Often, it’s not what you know about what happened that matters most in these cases. Instead, it’s what evidence is presented against you and what evidence the prosecutor thinks they will be able to supply to a judge or jury when trying to prove the case against you.
Therefore, the importance of building your defense rarely lies in whether you have any particular memory of how events unfolded or whether you are 100% about the facts of your case. Unfortunately, if your account of events is not portrayed in the police reports, the judge or jury usually won’t see it in an ideal light.
So, again, I tell people it’s not what you think or even know about what happened; it’s about the evidence that prosecutors will present against you. So therefore, to build a strong DUI defense, it’s crucial to take a multi-faceted approach.
Entering A Plea At Arraignment
Your first appearance before a judge is called an arraignment hearing. During this initial hearing, you will enter your plea of Guilty or Not Guilty.
At this early stage of the process, it’s very rare to enter a guilty plea. The goal at this point (for the defense and the prosecution) is primarily to get the ball rolling and begin the legal process. Additionally, the court will use this opportunity to advise you of your constitutional rights and provide information about the potential consequences that might come with a criminal charge.
In the likely event that you enter a Not Guilty plea to begin the process, you will be entered into the court system and get rescheduled for a new court date – commonly called a pre-trial conference hearing.
It’s important to remember that your first appearance in court at the arraignment hearing is not a trial, and you will not be convicted on the spot. Instead, at your arraignment hearing, you will be advised of your rights, enter a plea of Not Guilty, and be able to start a discussion with your attorney about how you will investigate the case more thoroughly and what your options are moving forward.
After A Plea Is Entered
After your Not Guilty plea is entered and the process gets rolling, the next step is discovery.
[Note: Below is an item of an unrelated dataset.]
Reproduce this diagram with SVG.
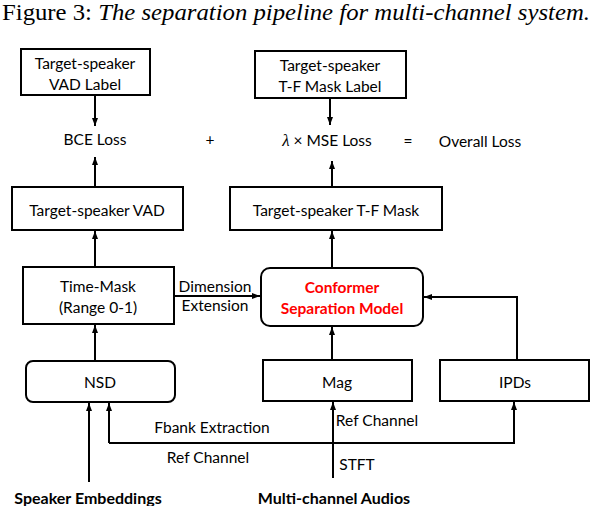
<svg xmlns="http://www.w3.org/2000/svg" width="592" height="506" viewBox="0 0 592 506">
<style>
.t{font-family:Lato,"Open Sans","Liberation Sans",sans-serif;font-size:15.5px;fill:#000;text-anchor:middle;dominant-baseline:central}
.b{font-weight:bold;font-size:16px}
.red{fill:#ff0000;font-weight:bold}
.box{fill:#fff;stroke:#000;stroke-width:2}
.ln{fill:none;stroke:#000;stroke-width:2}
.title{font-family:"Liberation Serif",serif;font-size:24px;fill:#000}
</style>
<defs>
<marker id="ah" viewBox="0 0 8 8" refX="8" refY="4" markerWidth="8" markerHeight="8" markerUnits="userSpaceOnUse" orient="auto">
<path d="M0,1 L8,4 L0,7 Z" fill="#000"/>
</marker>
</defs>
<text class="title" x="2" y="20" textLength="588" lengthAdjust="spacingAndGlyphs">Figure 3: <tspan font-style="italic">The separation pipeline for multi-channel system.</tspan></text>

<g id="connectors">
<line class="ln" x1="95" y1="96" x2="95" y2="126" marker-end="url(#ah)"/>
<line class="ln" x1="95" y1="187" x2="95" y2="157" marker-end="url(#ah)"/>
<line class="ln" x1="330" y1="98" x2="330" y2="125" marker-end="url(#ah)"/>
<line class="ln" x1="332" y1="187" x2="332" y2="161" marker-end="url(#ah)"/>
<line class="ln" x1="95" y1="267" x2="95" y2="231" marker-end="url(#ah)"/>
<line class="ln" x1="332" y1="268" x2="332" y2="231" marker-end="url(#ah)"/>
<line class="ln" x1="95" y1="361" x2="95" y2="325" marker-end="url(#ah)"/>
<line class="ln" x1="332" y1="360" x2="332" y2="327" marker-end="url(#ah)"/>
<line class="ln" x1="174" y1="296" x2="260" y2="296" marker-end="url(#ah)"/>
<polyline class="ln" points="517,360 517,297 424,297" marker-end="url(#ah)"/>
<line class="ln" x1="89" y1="482" x2="89" y2="403" marker-end="url(#ah)"/>
<polyline class="ln" points="109,443 109,403" marker-end="url(#ah)"/>
<polyline class="ln" points="109,443 514,443 514,402" marker-end="url(#ah)"/>
<line class="ln" x1="333" y1="478" x2="333" y2="402" marker-end="url(#ah)"/>
<text class="t" x="215" y="286">Dimension</text>
<text class="t" x="215" y="305">Extension</text>
<text class="t" x="212" y="427">Fbank Extraction</text>
<text class="t" x="208" y="457">Ref Channel</text>
<text class="t" x="377" y="420">Ref Channel</text>
<text class="t" x="357" y="464">STFT</text>
</g>

<g id="vad-label"><rect class="box" x="21" y="49" width="129" height="46"/>
<text class="t" x="85" y="63">Target-speaker</text><text class="t" x="85" y="84">VAD Label</text></g>
<g id="mask-label"><rect class="box" x="255" y="51" width="151" height="47"/>
<text class="t" x="330" y="65">Target-speaker</text><text class="t" x="330" y="86">T-F Mask Label</text></g>
<g id="bce"><text class="t" x="95" y="139">BCE Loss</text></g>
<g id="plus"><text class="t" x="210" y="139">+</text></g>
<g id="mse"><text class="t" x="327" y="140"><tspan font-style="italic" font-family="'Liberation Serif',serif" font-size="17">λ</tspan>  × MSE Loss</text></g>
<g id="eq"><text class="t" x="408" y="141">=</text></g>
<g id="overall"><text class="t" x="480" y="141">Overall Loss</text></g>
<g id="vad"><rect class="box" x="12" y="187" width="171" height="43"/>
<text class="t" x="97" y="210">Target-speaker VAD</text></g>
<g id="mask"><rect class="box" x="230" y="187" width="212" height="43"/>
<text class="t" x="336" y="210">Target-speaker T-F Mask</text></g>
<g id="timemask"><rect class="box" x="23" y="267" width="151" height="57"/>
<text class="t" x="98" y="286">Time-Mask</text><text class="t" x="98" y="307">(Range 0-1)</text></g>
<g id="conformer"><rect class="box" x="261" y="268" width="162" height="58" rx="9"/>
<text class="t red" x="342" y="287">Conformer</text><text class="t red" x="342" y="308">Separation Model</text></g>
<g id="nsd"><rect class="box" x="26" y="361" width="149" height="41" rx="7"/>
<text class="t" x="100" y="382">NSD</text></g>
<g id="mag"><rect class="box" x="263" y="360" width="149" height="41"/>
<text class="t" x="337" y="382">Mag</text></g>
<g id="ipds"><rect class="box" x="440" y="360" width="149" height="41"/>
<text class="t" x="515" y="382">IPDs</text></g>
<g id="spk"><text class="t b" x="88" y="497">Speaker Embeddings</text></g>
<g id="audio"><text class="t b" x="334" y="497">Multi-channel Audios</text></g>
</svg>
During discovery, your attorney will begin gathering information and thoroughly review police reports, any video or body-cam footage, and any other documentation that the prosecutor might try to use as evidence against you at trial.
From there, it’s always good to sit down with the attorney and review all the evidence yourself. This will give you an opportunity to discuss your options moving forward. In addition, you can gain expert insight into your case outlook, explore defense strategies, and potentially discuss any plea negotiations or other offers of resolution that you may have received from the prosecutor’s office.
Keep in mind, however: trial doesn’t happen that quickly.
After the arraignment hearing and initial period of discovery, the pre-trial conference hearing will come next. This can be thought of as a “get-together” hearing where we will discuss three things:
- Whether or not more time is needed to prepare the case. (In which case, we will ask for another pre-trial conference.)
- Whether or not the parties believe they will be able to resolve the case before trial.
- Whether or not the parties are going to set the case and take it to trial. (If no further time is needed and the case will not resolve.)
The Prosecution’s Burden Of Proof
To find a guilty conviction, a prosecutor’s legal obligation (burden of proof) is to demonstrate, beyond a reasonable doubt, the following:
- That the defendant was guilty of both the underlying offense and a DUI on that particular date and at that particular time.
- That the defendant was driving a motor vehicle within the local jurisdiction.
- That the defendant was under the influence of alcohol, marijuana, or other drugs – and that their ability to drive was affected in some way.
- That the defendant was guilty of driving above the per se limit. (With a BAC of 0.08 for alcohol, or 5 nanograms of THC for marijuana.)
Plausible DUI Defenses
DUI is considered a strict liability offense. This generally means that you don’t have defenses common to other criminal cases. For example, in an assault case, you may claim that you committed an illegal act in self-defense.
When it comes to DUI, there are no similar defense strategies. You can rarely claim that you “had” to drive under the influence. Therefore, if you claim that you drove under the influence, you are strictly liable for that action, and you can be found guilty.
When it comes to DUI defense, the strategy is almost solely focused on evaluating the evidence brought forth by law enforcement and finding flaws in the prosecution’s case. For example, your DUI defense strategy might be built around issues that come up in the context of an officer’s motivation for conducting a traffic stop; the officer’s reasonable suspicion of a DUI; the following of proper protocol while administering roadside tests; the proper procurement and use of a search warrant for blood tests; and more.
In conclusion, the most robust DUI defenses are usually found when law enforcement fails to follow proper procedural code or when the information in a police report is inaccurate and unreliable. If it is found that improper procedure was used or that certain forms of evidence are not accurate – this evidence may be suppressed or thrown out of the case. At which point, it will not be considered when presenting information to a jury.